Muslim underlined that they see the system they are trying to establish in Rojava as a model for the whole region and said:

“The nation-state mentality needs to change. We need a revolution against the sexist mentality. This is what want to do in the region today.”

Salih Muslim also mentioned the Turkish army’s attacks on Rojava and Syria and said:

“The ideology we are facing attacks all the gains of the Kurds. They think ‘the best Kurd is the dead Kurd’. ISIS and the jihadist groups didn’t just fall from the sky. Turkey and similar countries unleashed them upon the region. The relationship between Turkey and ISIS continues still. If they can, they will destroy all the gains in Rojava. They will even attack the gains in Southern Kurdistan.”

PYD Co-chair also mentioned their relationship with the US and said:

“The US tried to use the Kurds. But what happened was, they discovered them when the Kurds stopped ISIS. They understood the system the Kurds implemented. Now the whole world knows us.

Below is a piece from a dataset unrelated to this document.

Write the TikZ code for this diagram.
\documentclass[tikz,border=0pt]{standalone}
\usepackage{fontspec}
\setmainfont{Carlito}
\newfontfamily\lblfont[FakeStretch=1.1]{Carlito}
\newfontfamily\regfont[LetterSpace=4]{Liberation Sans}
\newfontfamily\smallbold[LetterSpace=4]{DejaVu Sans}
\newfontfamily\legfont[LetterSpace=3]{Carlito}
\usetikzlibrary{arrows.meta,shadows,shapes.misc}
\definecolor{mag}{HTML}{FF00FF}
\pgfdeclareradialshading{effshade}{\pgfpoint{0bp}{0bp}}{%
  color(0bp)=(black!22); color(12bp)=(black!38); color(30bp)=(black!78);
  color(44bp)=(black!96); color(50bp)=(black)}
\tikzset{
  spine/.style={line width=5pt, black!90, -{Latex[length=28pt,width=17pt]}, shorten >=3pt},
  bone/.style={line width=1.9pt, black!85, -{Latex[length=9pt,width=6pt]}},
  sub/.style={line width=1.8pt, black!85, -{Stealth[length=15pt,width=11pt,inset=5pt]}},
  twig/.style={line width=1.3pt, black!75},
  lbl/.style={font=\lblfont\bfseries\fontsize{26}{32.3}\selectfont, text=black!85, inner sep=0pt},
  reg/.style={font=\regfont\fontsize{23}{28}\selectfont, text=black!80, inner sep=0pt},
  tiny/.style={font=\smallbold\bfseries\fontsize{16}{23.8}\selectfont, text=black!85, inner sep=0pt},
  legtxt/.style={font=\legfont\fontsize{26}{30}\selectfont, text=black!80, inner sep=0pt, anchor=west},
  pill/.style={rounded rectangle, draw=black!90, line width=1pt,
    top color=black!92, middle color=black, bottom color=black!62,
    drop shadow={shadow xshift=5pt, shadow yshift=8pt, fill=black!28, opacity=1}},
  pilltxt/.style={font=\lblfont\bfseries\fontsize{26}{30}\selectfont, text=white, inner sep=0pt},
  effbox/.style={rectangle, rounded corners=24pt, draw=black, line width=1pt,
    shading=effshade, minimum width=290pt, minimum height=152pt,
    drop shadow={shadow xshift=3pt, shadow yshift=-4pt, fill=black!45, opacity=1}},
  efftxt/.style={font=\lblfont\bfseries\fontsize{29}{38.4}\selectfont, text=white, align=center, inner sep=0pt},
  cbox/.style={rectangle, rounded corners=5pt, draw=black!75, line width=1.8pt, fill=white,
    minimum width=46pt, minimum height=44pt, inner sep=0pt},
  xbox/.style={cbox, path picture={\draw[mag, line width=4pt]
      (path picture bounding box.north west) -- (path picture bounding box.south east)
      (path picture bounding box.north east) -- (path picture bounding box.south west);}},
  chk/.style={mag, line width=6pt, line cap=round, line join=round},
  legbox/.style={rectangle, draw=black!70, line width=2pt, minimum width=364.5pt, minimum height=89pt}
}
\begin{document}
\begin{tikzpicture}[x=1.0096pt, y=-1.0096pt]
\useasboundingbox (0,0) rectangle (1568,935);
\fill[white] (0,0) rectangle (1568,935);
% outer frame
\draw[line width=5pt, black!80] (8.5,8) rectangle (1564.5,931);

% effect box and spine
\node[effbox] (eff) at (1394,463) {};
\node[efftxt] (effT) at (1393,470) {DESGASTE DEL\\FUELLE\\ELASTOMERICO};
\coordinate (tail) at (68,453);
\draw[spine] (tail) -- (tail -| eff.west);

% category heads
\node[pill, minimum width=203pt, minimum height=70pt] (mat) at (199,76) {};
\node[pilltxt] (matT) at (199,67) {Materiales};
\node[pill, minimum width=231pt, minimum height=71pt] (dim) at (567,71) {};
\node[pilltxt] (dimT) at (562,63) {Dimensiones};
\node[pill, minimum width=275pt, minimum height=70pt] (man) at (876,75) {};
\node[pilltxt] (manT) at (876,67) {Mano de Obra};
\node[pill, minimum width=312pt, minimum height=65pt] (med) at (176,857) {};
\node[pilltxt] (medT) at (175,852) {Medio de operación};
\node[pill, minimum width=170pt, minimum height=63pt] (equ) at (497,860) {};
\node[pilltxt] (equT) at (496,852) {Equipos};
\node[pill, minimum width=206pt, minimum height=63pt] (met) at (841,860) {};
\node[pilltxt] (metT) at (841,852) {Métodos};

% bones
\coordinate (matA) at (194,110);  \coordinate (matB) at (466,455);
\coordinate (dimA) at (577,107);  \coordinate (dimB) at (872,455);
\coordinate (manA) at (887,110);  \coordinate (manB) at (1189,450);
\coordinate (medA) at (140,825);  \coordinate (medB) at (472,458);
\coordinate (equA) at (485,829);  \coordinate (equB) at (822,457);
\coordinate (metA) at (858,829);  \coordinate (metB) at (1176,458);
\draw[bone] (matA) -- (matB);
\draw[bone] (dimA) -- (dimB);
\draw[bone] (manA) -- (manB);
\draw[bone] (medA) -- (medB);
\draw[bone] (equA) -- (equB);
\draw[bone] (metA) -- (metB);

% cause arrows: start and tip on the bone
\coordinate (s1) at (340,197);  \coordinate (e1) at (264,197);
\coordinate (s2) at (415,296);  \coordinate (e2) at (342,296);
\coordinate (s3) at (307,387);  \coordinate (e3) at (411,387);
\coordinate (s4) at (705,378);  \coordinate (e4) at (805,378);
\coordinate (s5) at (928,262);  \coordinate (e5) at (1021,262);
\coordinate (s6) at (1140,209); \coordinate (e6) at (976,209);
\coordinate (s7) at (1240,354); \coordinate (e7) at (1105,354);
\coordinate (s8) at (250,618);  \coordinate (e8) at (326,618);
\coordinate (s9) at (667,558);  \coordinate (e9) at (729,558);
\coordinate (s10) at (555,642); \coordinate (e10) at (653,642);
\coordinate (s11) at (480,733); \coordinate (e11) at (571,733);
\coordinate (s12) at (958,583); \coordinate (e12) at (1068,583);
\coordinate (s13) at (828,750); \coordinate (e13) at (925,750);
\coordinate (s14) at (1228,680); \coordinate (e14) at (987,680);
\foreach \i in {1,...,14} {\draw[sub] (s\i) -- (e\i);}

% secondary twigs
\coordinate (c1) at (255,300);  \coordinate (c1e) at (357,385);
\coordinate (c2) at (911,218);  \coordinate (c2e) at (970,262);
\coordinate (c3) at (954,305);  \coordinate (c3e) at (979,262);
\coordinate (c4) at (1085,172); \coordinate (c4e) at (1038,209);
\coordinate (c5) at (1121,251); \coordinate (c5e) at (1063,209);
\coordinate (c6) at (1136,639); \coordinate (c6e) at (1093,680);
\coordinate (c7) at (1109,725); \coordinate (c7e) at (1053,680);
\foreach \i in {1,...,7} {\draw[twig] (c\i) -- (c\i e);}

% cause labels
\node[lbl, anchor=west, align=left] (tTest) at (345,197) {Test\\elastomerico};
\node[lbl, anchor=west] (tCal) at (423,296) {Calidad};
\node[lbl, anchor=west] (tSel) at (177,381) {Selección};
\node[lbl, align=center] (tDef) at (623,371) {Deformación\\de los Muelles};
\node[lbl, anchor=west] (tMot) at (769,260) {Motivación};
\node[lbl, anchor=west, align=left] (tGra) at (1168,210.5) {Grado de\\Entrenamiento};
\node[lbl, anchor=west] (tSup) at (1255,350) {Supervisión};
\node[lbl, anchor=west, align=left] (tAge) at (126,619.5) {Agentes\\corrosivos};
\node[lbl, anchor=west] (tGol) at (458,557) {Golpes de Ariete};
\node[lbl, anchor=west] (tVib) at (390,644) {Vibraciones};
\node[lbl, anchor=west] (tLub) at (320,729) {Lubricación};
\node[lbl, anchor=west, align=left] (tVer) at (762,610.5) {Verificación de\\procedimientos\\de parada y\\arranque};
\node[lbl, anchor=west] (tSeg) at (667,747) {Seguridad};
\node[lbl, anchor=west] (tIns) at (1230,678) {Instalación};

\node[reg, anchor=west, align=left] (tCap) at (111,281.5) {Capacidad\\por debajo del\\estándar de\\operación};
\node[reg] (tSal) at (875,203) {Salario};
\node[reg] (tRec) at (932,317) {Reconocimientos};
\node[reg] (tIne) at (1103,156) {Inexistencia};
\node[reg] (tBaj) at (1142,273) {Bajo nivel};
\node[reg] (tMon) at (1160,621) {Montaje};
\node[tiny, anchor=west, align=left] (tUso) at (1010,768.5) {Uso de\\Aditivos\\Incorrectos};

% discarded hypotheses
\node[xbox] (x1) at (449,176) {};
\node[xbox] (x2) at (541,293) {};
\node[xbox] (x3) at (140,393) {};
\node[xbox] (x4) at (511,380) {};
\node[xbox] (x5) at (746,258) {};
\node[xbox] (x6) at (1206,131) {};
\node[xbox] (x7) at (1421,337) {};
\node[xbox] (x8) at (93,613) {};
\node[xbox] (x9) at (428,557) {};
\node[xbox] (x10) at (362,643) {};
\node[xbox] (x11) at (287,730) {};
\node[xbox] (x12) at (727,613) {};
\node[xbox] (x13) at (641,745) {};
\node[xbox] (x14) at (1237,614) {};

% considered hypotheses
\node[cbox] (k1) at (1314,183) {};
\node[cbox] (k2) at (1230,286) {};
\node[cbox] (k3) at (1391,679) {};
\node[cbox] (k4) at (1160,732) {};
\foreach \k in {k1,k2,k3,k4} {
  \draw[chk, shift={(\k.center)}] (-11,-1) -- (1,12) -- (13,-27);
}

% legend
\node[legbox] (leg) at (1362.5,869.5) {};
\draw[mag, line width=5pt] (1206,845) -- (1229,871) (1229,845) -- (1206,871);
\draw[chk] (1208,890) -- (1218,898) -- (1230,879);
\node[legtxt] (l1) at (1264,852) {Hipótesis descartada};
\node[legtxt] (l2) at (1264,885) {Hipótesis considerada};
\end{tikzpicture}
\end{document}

But there is this question: How will the US accept the Kurds that they didn’t accept before? We want to develop our relationship further. Before they refused us, but now they meet with us directly. It’s not like before when they asked of us to the Turks and the Saudi Arabs. Of course there are still those who don’t meet with us because they refrain from Turkey”.

Muslim criticized the UN meetings and emphasized that they need to be invited. About their alleged relationship with the Assad regime, Muslim said:

“We only defended ourselves, and built our own path. We ensured the safety of our people and we acted together with the international coalition against ISIS.”

On the Raqqa operation:

“Everybody thinks we launched the Raqqa operation on the US’ demand. That is wrong. Raqqa is at a strategic location. It is very close to Kobanê. So we launched this operation for the security of Rojava. We can’t let ISIS use Raqqa. Raqqa needs to be cleared of ISIS.”

He finished his intervention underlying that they are trying to establish the social and the economic system despite the ongoing embargo in Rojava.